Bearings featuring this material are ideally-suited to sliding contact and greatly outperform conventional roller bearings in applications characterised by heavy loads, low rotational speeds and lack of lubrication.

"The material has proven its worth a thousand times over, especially under conditions of high load, intermittent motion and dusty or abrasive environments. This is exactly what was required for the tower clock in Makkah," explained August Stadlmayr, MD of Federal-Mogul's Deva bearings business.

Federal-Mogul designed the bearings in close cooperation with Perrot to be maintenance-free for several decades.

Arranged in quarter segments for easy mounting, each of the 16 bearings required for the four movements carries a self-lubricating contact layer just 1.5mm thick on a 5mm backing.

Such minimal thicknesses are sufficient to reliably carry each of the 700mm-diameter hour-hand shafts and the 300mm-diameter minute-hand shafts.

Four clock movements have been constructed, one for each side of the tower.

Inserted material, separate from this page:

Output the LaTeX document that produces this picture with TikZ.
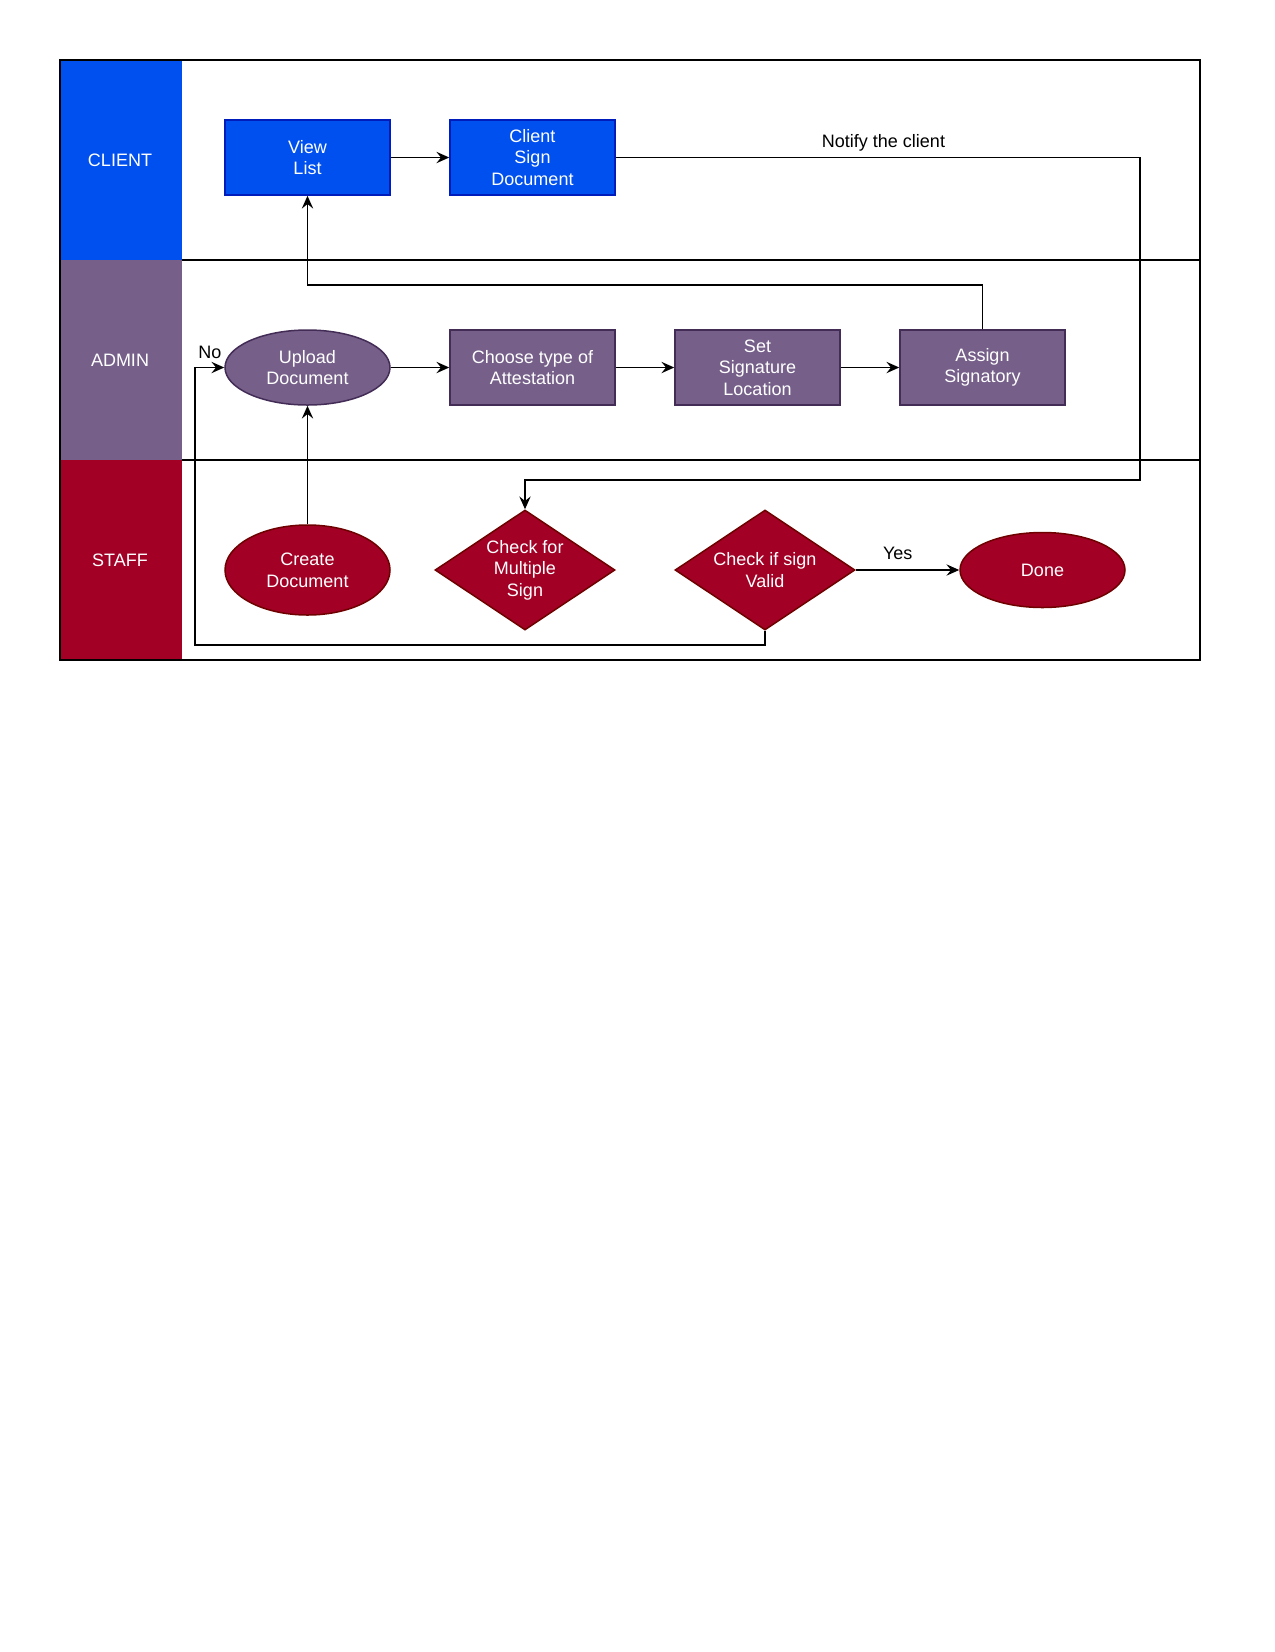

The central elements are two shafts that support the hour and minute hands, driven by servomotors.

The motor for the minute hand switches on 15 seconds before the top of the minute, moving the 22m minute hand forward 60 times an hour, 1,440 times a day, 525,600 times a year.

"The very low shaft speeds and extremely high loads mean classic bronze bearing solutions with grease or oil lubrication would soon reach their limits under these conditions," explained Stadlmayr.

"These heavily-loaded bearings are expected to operate maintenance-free over decades in spite of extremely difficult conditions."

Following successful year-long trials at Perrot that included lightning strike tests, the first of the four movements was installed in late summer 2010.

At that time, only one of the four sides of the fibre-reinforced concrete tower had been completed. All construction work has now been completed. All four movements of the world's largest tower clock are now ticking in sync.